*** DATA SECTION ***

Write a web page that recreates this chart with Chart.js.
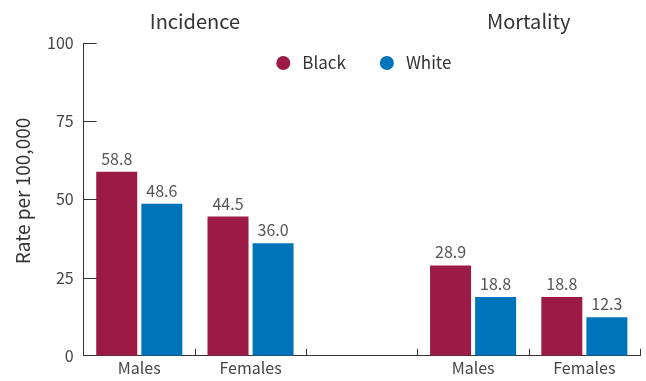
<!DOCTYPE html>
<html>
<head>
<meta charset="utf-8">
<script src="https://cdn.jsdelivr.net/npm/chart.js@4.4.0/dist/chart.umd.min.js"></script>
<style>
  html, body { margin: 0; padding: 0; background: #fff; }
  #wrap { width: 646px; height: 381px; }
</style>
</head>
<body>
<div id="wrap"><canvas id="barChart" width="646" height="381"></canvas></div>
<script>
// data
var categories = ['Males', 'Females', '', 'Males', 'Females'];
var groupTitles = ['Incidence', 'Mortality'];
var blackRates = [58.8, 44.5, null, 28.9, 18.8];
var whiteRates = [48.6, 36.0, null, 18.8, 12.3];
var yTicks = [0, 25, 50, 75, 100];
var yTitle = 'Rate per 100,000';

var FONT = '"Noto Sans CJK KR", "Noto Sans", sans-serif';

// ticks pointing into the plot, titles, legend, value labels
var extras = {
    id: 'extras',
    afterDraw: function (chart) {
        var ctx = chart.ctx;
        var x = chart.scales.x, y = chart.scales.y;
        var area = chart.chartArea;
        ctx.save();
        ctx.strokeStyle = '#333';
        ctx.lineWidth = 1;
        yTicks.forEach(function (v) {
            if (v === 0) return;
            var py = Math.round(y.getPixelForValue(v)) + 0.5;
            ctx.beginPath();
            ctx.moveTo(area.left, py);
            ctx.lineTo(area.left + 13, py);
            ctx.stroke();
        });
        for (var i = 1; i <= categories.length; i++) {
            var px = Math.round(x.getPixelForValue(i - 0.5)) + 0.5;
            ctx.beginPath();
            ctx.moveTo(px, area.bottom);
            ctx.lineTo(px, area.bottom - 7);
            ctx.stroke();
        }
        // group titles
        ctx.fillStyle = '#333';
        ctx.font = '20px ' + FONT;
        ctx.textAlign = 'center';
        ctx.textBaseline = 'middle';
        ctx.fillText(groupTitles[0], x.getPixelForValue(0.5), 21);
        ctx.fillText(groupTitles[1], x.getPixelForValue(3.5), 21);

        // y axis title
        ctx.save();
        ctx.translate(23, 191);
        ctx.rotate(-Math.PI / 2);
        ctx.font = '19px ' + FONT;
        ctx.fillText(yTitle, 0, 0);
        ctx.restore();

        // legend, centred over the plot
        ctx.font = '17px ' + FONT;
        ctx.textAlign = 'left';
        var items = chart.data.datasets.map(function (ds) {
            return { text: ds.label, color: ds.backgroundColor, w: ctx.measureText(ds.label).width };
        });
        var gap = 34, r = 7, textGap = 12;
        var total = 0;
        items.forEach(function (it, k) { total += r * 2 + textGap + it.w + (k ? gap : 0); });
        var lx = (area.left + area.right) / 2 - total / 2 + 2;
        var ly = 63;
        items.forEach(function (it) {
            ctx.fillStyle = it.color;
            ctx.beginPath();
            ctx.arc(lx + r, ly, r, 0, Math.PI * 2);
            ctx.fill();
            ctx.fillStyle = '#333';
            ctx.fillText(it.text, lx + r * 2 + textGap, ly);
            lx += r * 2 + textGap + it.w + gap;
        });

        // value labels
        ctx.fillStyle = '#555';
        ctx.font = '16px ' + FONT;
        ctx.textAlign = 'center';
        ctx.textBaseline = 'bottom';
        chart.data.datasets.forEach(function (ds, di) {
            chart.getDatasetMeta(di).data.forEach(function (bar, j) {
                if (ds.data[j] == null) return;
                ctx.fillText(ds.data[j].toFixed(1), bar.x, bar.y - 5);
            });
        });
        ctx.restore();
    }
};

new Chart(document.querySelector('#barChart'), {
    type: 'bar',
    data: {
        labels: categories,
        datasets: [{
            label: 'Black',
            data: blackRates,
            backgroundColor: '#9b1b46',
            borderWidth: 0
        }, {
            label: 'White',
            data: whiteRates,
            backgroundColor: '#0074bb',
            borderWidth: 0
        }]
    },
    options: {
        responsive: false,
        animation: false,
        devicePixelRatio: 1,
        categoryPercentage: 0.81,
        barPercentage: 0.91,
        layout: { padding: { top: 43, right: 6, left: 37, bottom: 0 } },
        plugins: {
            tooltip: { enabled: false },
            legend: { display: false }
        },
        scales: {
            x: {
                grid: { display: false, drawTicks: false },
                border: { color: '#333', width: 1 },
                ticks: {
                    color: '#444',
                    padding: 3,
                    font: { family: FONT, size: 16 }
                }
            },
            y: {
                min: 0,
                max: 100,
                afterBuildTicks: function (axis) {
                    axis.ticks = yTicks.map(function (v) { return { value: v }; });
                },
                grid: { display: false, drawTicks: false },
                border: { color: '#333', width: 1 },
                ticks: {
                    color: '#444',
                    padding: 10,
                    font: { family: FONT, size: 16 }
                }
            }
        }
    },
    plugins: [extras]
});
</script>
</body>
</html>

***

## [EXERCISE]
Give the material again exactly as it is, but keep the pictures out.

## [FINAL RESULT]
Write a web page that recreates this chart with Chart.js.
<!DOCTYPE html>
<html>
<head>
<meta charset="utf-8">
<script src="https://cdn.jsdelivr.net/npm/chart.js@4.4.0/dist/chart.umd.min.js"></script>
<style>
  html, body { margin: 0; padding: 0; background: #fff; }
  #wrap { width: 646px; height: 381px; }
</style>
</head>
<body>
<div id="wrap"><canvas id="barChart" width="646" height="381"></canvas></div>
<script>
// data
var categories = ['Males', 'Females', '', 'Males', 'Females'];
var groupTitles = ['Incidence', 'Mortality'];
var blackRates = [58.8, 44.5, null, 28.9, 18.8];
var whiteRates = [48.6, 36.0, null, 18.8, 12.3];
var yTicks = [0, 25, 50, 75, 100];
var yTitle = 'Rate per 100,000';

var FONT = '"Noto Sans CJK KR", "Noto Sans", sans-serif';

// ticks pointing into the plot, titles, legend, value labels
var extras = {
    id: 'extras',
    afterDraw: function (chart) {
        var ctx = chart.ctx;
        var x = chart.scales.x, y = chart.scales.y;
        var area = chart.chartArea;
        ctx.save();
        ctx.strokeStyle = '#333';
        ctx.lineWidth = 1;
        yTicks.forEach(function (v) {
            if (v === 0) return;
            var py = Math.round(y.getPixelForValue(v)) + 0.5;
            ctx.beginPath();
            ctx.moveTo(area.left, py);
            ctx.lineTo(area.left + 13, py);
            ctx.stroke();
        });
        for (var i = 1; i <= categories.length; i++) {
            var px = Math.round(x.getPixelForValue(i - 0.5)) + 0.5;
            ctx.beginPath();
            ctx.moveTo(px, area.bottom);
            ctx.lineTo(px, area.bottom - 7);
            ctx.stroke();
        }
        // group titles
        ctx.fillStyle = '#333';
        ctx.font = '20px ' + FONT;
        ctx.textAlign = 'center';
        ctx.textBaseline = 'middle';
        ctx.fillText(groupTitles[0], x.getPixelForValue(0.5), 21);
        ctx.fillText(groupTitles[1], x.getPixelForValue(3.5), 21);

        // y axis title
        ctx.save();
        ctx.translate(23, 191);
        ctx.rotate(-Math.PI / 2);
        ctx.font = '19px ' + FONT;
        ctx.fillText(yTitle, 0, 0);
        ctx.restore();

        // legend, centred over the plot
        ctx.font = '17px ' + FONT;
        ctx.textAlign = 'left';
        var items = chart.data.datasets.map(function (ds) {
            return { text: ds.label, color: ds.backgroundColor, w: ctx.measureText(ds.label).width };
        });
        var gap = 34, r = 7, textGap = 12;
        var total = 0;
        items.forEach(function (it, k) { total += r * 2 + textGap + it.w + (k ? gap : 0); });
        var lx = (area.left + area.right) / 2 - total / 2 + 2;
        var ly = 63;
        items.forEach(function (it) {
            ctx.fillStyle = it.color;
            ctx.beginPath();
            ctx.arc(lx + r, ly, r, 0, Math.PI * 2);
            ctx.fill();
            ctx.fillStyle = '#333';
            ctx.fillText(it.text, lx + r * 2 + textGap, ly);
            lx += r * 2 + textGap + it.w + gap;
        });

        // value labels
        ctx.fillStyle = '#555';
        ctx.font = '16px ' + FONT;
        ctx.textAlign = 'center';
        ctx.textBaseline = 'bottom';
        chart.data.datasets.forEach(function (ds, di) {
            chart.getDatasetMeta(di).data.forEach(function (bar, j) {
                if (ds.data[j] == null) return;
                ctx.fillText(ds.data[j].toFixed(1), bar.x, bar.y - 5);
            });
        });
        ctx.restore();
    }
};

new Chart(document.querySelector('#barChart'), {
    type: 'bar',
    data: {
        labels: categories,
        datasets: [{
            label: 'Black',
            data: blackRates,
            backgroundColor: '#9b1b46',
            borderWidth: 0
        }, {
            label: 'White',
            data: whiteRates,
            backgroundColor: '#0074bb',
            borderWidth: 0
        }]
    },
    options: {
        responsive: false,
        animation: false,
        devicePixelRatio: 1,
        categoryPercentage: 0.81,
        barPercentage: 0.91,
        layout: { padding: { top: 43, right: 6, left: 37, bottom: 0 } },
        plugins: {
            tooltip: { enabled: false },
            legend: { display: false }
        },
        scales: {
            x: {
                grid: { display: false, drawTicks: false },
                border: { color: '#333', width: 1 },
                ticks: {
                    color: '#444',
                    padding: 3,
                    font: { family: FONT, size: 16 }
                }
            },
            y: {
                min: 0,
                max: 100,
                afterBuildTicks: function (axis) {
                    axis.ticks = yTicks.map(function (v) { return { value: v }; });
                },
                grid: { display: false, drawTicks: false },
                border: { color: '#333', width: 1 },
                ticks: {
                    color: '#444',
                    padding: 10,
                    font: { family: FONT, size: 16 }
                }
            }
        }
    },
    plugins: [extras]
});
</script>
</body>
</html>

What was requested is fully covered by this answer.